Laurent Perpigna : “Ils veulent des Ultras dépolitisés, des Ultras qui sont seulement là pour chanter et ambiancer […] Nos tribunes sont devenues des zones à défendre et des zones dans lesquelles on lutte”

    Comment gérer les contradictions d’un football populaire et d’un football business ? Une question difficile aujourd’hui. Mais voici l’avis de Laurent Perpigna justement sur ce sujet.

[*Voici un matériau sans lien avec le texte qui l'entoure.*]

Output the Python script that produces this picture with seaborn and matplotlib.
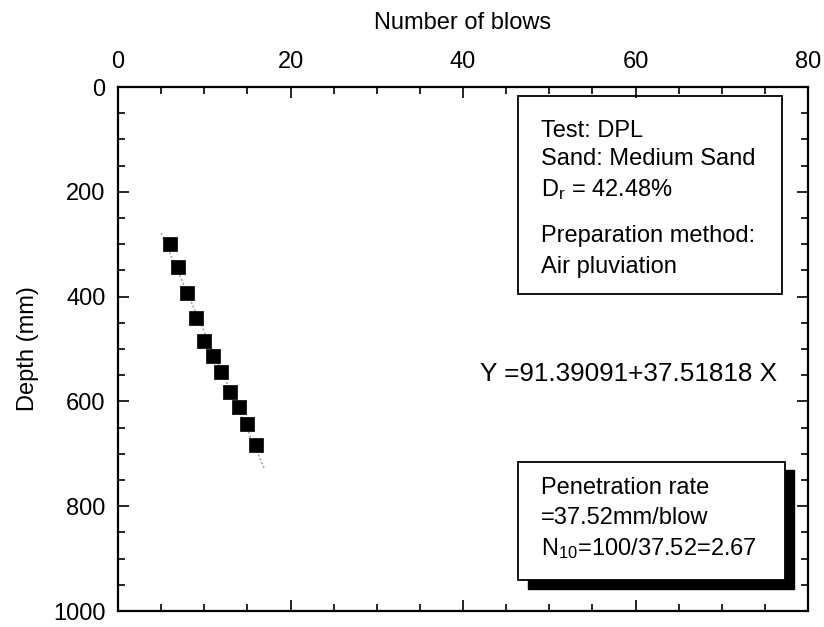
import numpy as np
import pandas as pd
import matplotlib
matplotlib.use("Agg")
import matplotlib.pyplot as plt
from matplotlib.patches import Rectangle
from matplotlib.ticker import MultipleLocator
import seaborn as sns

# Measured penetration record
blows = [6, 7, 8, 9, 10, 11, 12, 13, 14, 15, 16]
depth_mm = [300, 343, 393, 440, 485, 513, 543, 582, 611, 644, 684]

# Linear fit: depth = intercept + slope * blows
intercept = 91.39091
slope = 37.51818
fit_blows = [5, 17]

x_ticks = [0, 20, 40, 60, 80]
y_ticks = [0, 200, 400, 600, 800, 1000]

info_lines = ["Test: DPL", "Sand: Medium Sand", r"D$_\mathregular{r}$ = 42.48%",
              "Preparation method:", "Air pluviation"]
rate_lines = ["Penetration rate", "=37.52mm/blow",
              r"N$_\mathregular{10}$=100/37.52=2.67"]

sns.set_theme(style="ticks")
plt.rcParams["font.family"] = ["Liberation Sans", "DejaVu Sans"]
plt.rcParams["mathtext.fontset"] = "custom"
plt.rcParams["mathtext.rm"] = "Liberation Sans"
plt.rcParams["mathtext.it"] = "Liberation Sans"
for key in ["text.color", "axes.labelcolor", "xtick.color", "ytick.color",
            "axes.edgecolor"]:
    plt.rcParams[key] = "black"

fig = plt.figure(figsize=(8.24, 6.27), dpi=100)
ax = fig.add_axes([0.1432, 0.0255, 0.8374, 0.8357])

df = pd.DataFrame({"blows": blows, "depth": depth_mm})
fit_df = pd.DataFrame({"blows": fit_blows,
                       "depth": [intercept + slope * b for b in fit_blows]})

sns.lineplot(data=fit_df, x="blows", y="depth", ax=ax, color="#9a9a9a",
             linewidth=1.0, linestyle=(0, (1.5, 1.5)), zorder=2)
sns.scatterplot(data=df, x="blows", y="depth", ax=ax, marker="s", s=90,
                color="black", edgecolor="black", linewidth=0.5, zorder=3)

ax.set_xlim(0, 80)
ax.set_ylim(1000, 0)
ax.set_xticks(x_ticks)
ax.set_yticks(y_ticks)
ax.xaxis.set_minor_locator(MultipleLocator(5))
ax.yaxis.set_minor_locator(MultipleLocator(50))
ax.xaxis.tick_top()
ax.xaxis.set_label_position("top")
ax.tick_params(which="both", direction="in", top=True, bottom=True,
               left=True, right=True, labelbottom=False, labelright=False,
               labeltop=True, labelleft=True, width=1.2, color="black")
ax.tick_params(which="major", length=8, labelsize=17)
ax.tick_params(axis="x", which="major", pad=10)
ax.tick_params(axis="y", which="major", pad=9)
ax.tick_params(which="minor", length=5)
for sp in ax.spines.values():
    sp.set_linewidth(1.6)
    sp.set_color("black")

ax.set_xlabel("Number of blows", fontsize=17, labelpad=16)
ax.set_ylabel("Depth (mm)", fontsize=17, labelpad=10)

# Specimen description box
ax.add_patch(Rectangle((46.4, 395), 30.6, -378, fill=False, edgecolor="black",
                       linewidth=1.3, zorder=4))
for i, line in enumerate(info_lines):
    yy = [84, 137, 196, 285, 344][i]
    ax.text(49.0, yy, line, fontsize=17, va="center", ha="left", zorder=5)

# Penetration rate box with drop shadow
ax.add_patch(Rectangle((47.5, 958), 30.9, -228, facecolor="black",
                       edgecolor="black", zorder=3))
ax.add_patch(Rectangle((46.4, 941), 30.9, -225, facecolor="white",
                       edgecolor="black", linewidth=1.3, zorder=4))
for i, line in enumerate(rate_lines):
    yy = [766, 823, 880][i]
    ax.text(49.0, yy, line, fontsize=17, va="center", ha="left", zorder=5)

ax.text(42.0, 548, f"Y ={intercept:.5f}+{slope:.5f} X", fontsize=18.8,
        va="center", ha="left", zorder=5)

fig.savefig("out.png", dpi=100, facecolor="white")
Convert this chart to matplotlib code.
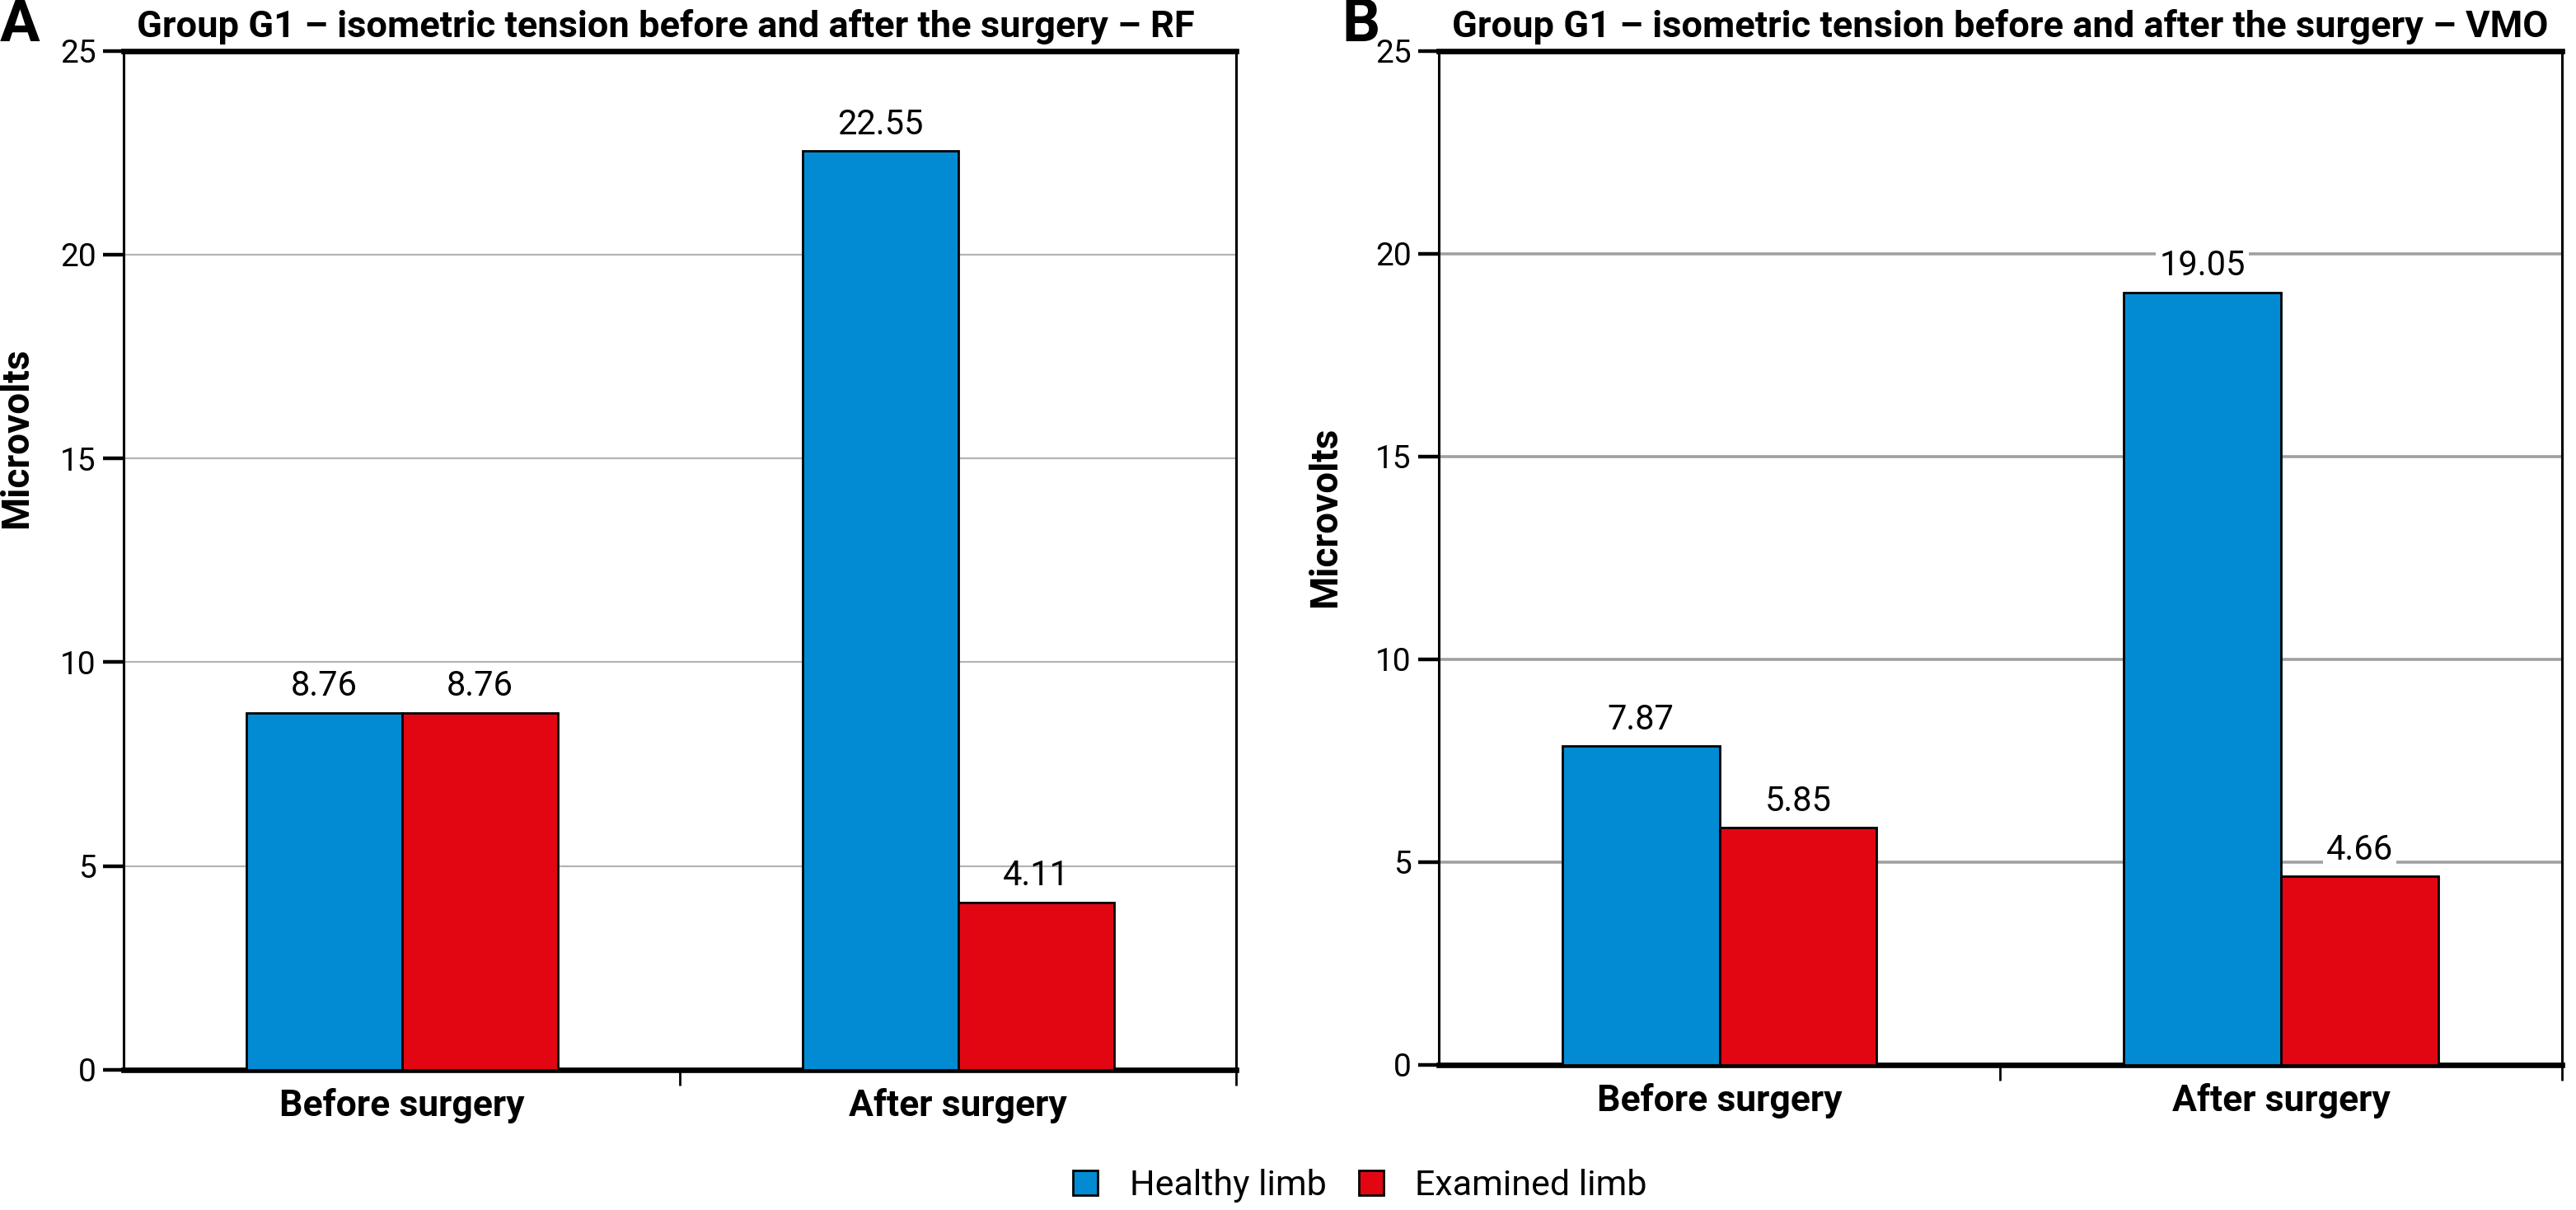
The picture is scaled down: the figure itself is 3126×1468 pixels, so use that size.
import matplotlib.pyplot as plt
import numpy as np

plt.rcParams['font.family'] = ['Roboto', 'DejaVu Sans']

# data
groups = ['Before surgery', 'After surgery']
series = ['Healthy limb', 'Examined limb']
rf_healthy = [8.76, 22.55]
rf_examined = [8.76, 4.11]
vmo_healthy = [7.87, 19.05]
vmo_examined = [5.85, 4.66]
titles = ['Group G1 \u2013 isometric tension before and after the surgery \u2013 RF',
          'Group G1 \u2013 isometric tension before and after the surgery \u2013 VMO']
panel_letters = ['A', 'B']
yticks = [0, 5, 10, 15, 20, 25]

blue = '#028BD3'
red = '#E20613'

fig = plt.figure(figsize=(15.63, 7.34), dpi=200)
ax1 = fig.add_axes([0.048, 0.116, 0.432, 0.842])
ax2 = fig.add_axes([0.5585, 0.1199, 0.436, 0.838])

panels = [(ax1, rf_healthy, rf_examined, '#b4b4b4', 0.8, 0.62, -0.08),
          (ax2, vmo_healthy, vmo_examined, '#a0a0a0', 1.3, 0.54, -0.085)]

x = np.arange(len(groups))
w = 0.28
for i, (ax, h, e, gcol, glw, ylab_y, ylab_x) in enumerate(panels):
    b1 = ax.bar(x - w / 2, h, w, color=blue, edgecolor='black', linewidth=1.0,
                label=series[0], zorder=3)
    b2 = ax.bar(x + w / 2, e, w, color=red, edgecolor='black', linewidth=1.0,
                label=series[1], zorder=3)
    for bars in (b1, b2):
        labs = ax.bar_label(bars, labels=['%.2f' % v for v in bars.datavalues],
                            padding=4, fontsize=15, color='black', zorder=4)
        if i == 1:
            for t in labs:
                t.set_bbox(dict(facecolor='white', edgecolor='none', pad=1.5))

    ax.set_xlim(-0.5, 1.5)
    ax.set_ylim(0, 25)
    ax.set_yticks(yticks)
    ax.set_yticklabels([str(t) for t in yticks], fontsize=14)
    ax.set_xticks(x)
    ax.set_xticklabels(groups, fontsize=16, fontweight='bold')
    ax.set_xticks([0.5, 1.5], minor=True)
    ax.tick_params(axis='x', which='major', length=0, pad=8)
    ax.tick_params(axis='x', which='minor', length=7, width=1.0)
    ax.tick_params(axis='y', length=9, width=1.6, pad=3)

    ax.set_axisbelow(True)
    ax.yaxis.grid(True, color=gcol, linewidth=glw)
    for side in ['top', 'bottom']:
        ax.spines[side].set_linewidth(2.4)
    for side in ['left', 'right']:
        ax.spines[side].set_linewidth(1.1)

    ax.set_ylabel('Microvolts', fontsize=16.5, fontweight='bold')
    ax.yaxis.set_label_coords(ylab_x, ylab_y)
    ax.set_title(titles[i], loc='left', x=0.012, pad=6, fontsize=16.3, fontweight='bold')

fig.text(0.0, 0.966, panel_letters[0], fontsize=26, fontweight='bold')
fig.text(0.521, 0.966, panel_letters[1], fontsize=26, fontweight='bold')

handles, labels = ax1.get_legend_handles_labels()
fig.legend(handles, labels, loc='center', bbox_to_anchor=(0.528, 0.02), ncol=2,
           frameon=False, prop={'size': 15.5},
           handlelength=0.7, handleheight=0.7, handletextpad=0.9, columnspacing=0.9)

fig.savefig('out.png', dpi=200)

    « C’est un fil sur lequel on marche au quotidien, qui nous questionne, qui nous tourmente parfois. C’est vrai qu’on a eu des débats assez profonds, de fond, sur la place qu’on devait adopter au sein des changements en cours, notamment au niveau du rachat des Girondins de Bordeaux. Il y a plusieurs stratégies qui s’opposent. Une stratégie de rejet absolu qui se comprend, on peut parfois avoir envie de claquer la porte. Et puis il y a le côté qui est que le football reste un vecteur de lutte, et une manière pour beaucoup de supporters d’occuper le terrain. Je pense que les Ultras français ont subi différentes vagues de répression. Ce n’est pas nouveau, cela date depuis le milieu des années 90, après il y a eu les interdictions administratives de stade, de déplacement… Il y a tout un tas de mesures coercitives qui ont été appliquées contre les supporters, et aujourd’hui, même si le football français ne peut pas se passer des Ultras, il faut bien comprendre que quand on parle des Ultras, ils ne nous veulent pas à nous en tant que supporters militants. Ils veulent des Ultras dépolitisés, des Ultras qui sont seulement là pour chanter et ambiancer. Et parmi les reproches qui nous sont parfois adressés quand on réalise un mouvement de contestation comme on est en train de le faire maintenant, c’est quelque chose qui revient assez souvent : ‘les Ultras, vous êtes bons à chanter, donc chantez, point’. Ça, c’est la vision des Ultras partagée par les élites. Il faut bien comprendre que nos tribunes sont devenues des zones à défendre et des zones dans lesquelles on lutte. Pour parler franchement, sans ce caractère très important de lutte, je ne sais pas si je serais encore dans les tribunes aujourd’hui. Mais ce qui en découle c’est qu’il y a toute une jeunesse qui a décidé de réécrire l’histoire, de lutter, de s’impliquer dans un combat extrêmement inégal, qui peut parfois nous dégoûter, mais dans un combat où on a notre place. Aujourd’hui, sans les groupes Ultras en France, le prix des places serait certainement multiplié par deux ou par trois. Il y a plein de gens qui ne pourraient pas aller au stade tout simplement, toute une jeunesse qui en serait dépossédée. Sur cette question de la contradiction, c’est difficile à vivre, mais c’est réellement une nécessité que de questionner déjà la moralité du football, et ensuite que de s’engager pour essayer de le changer ».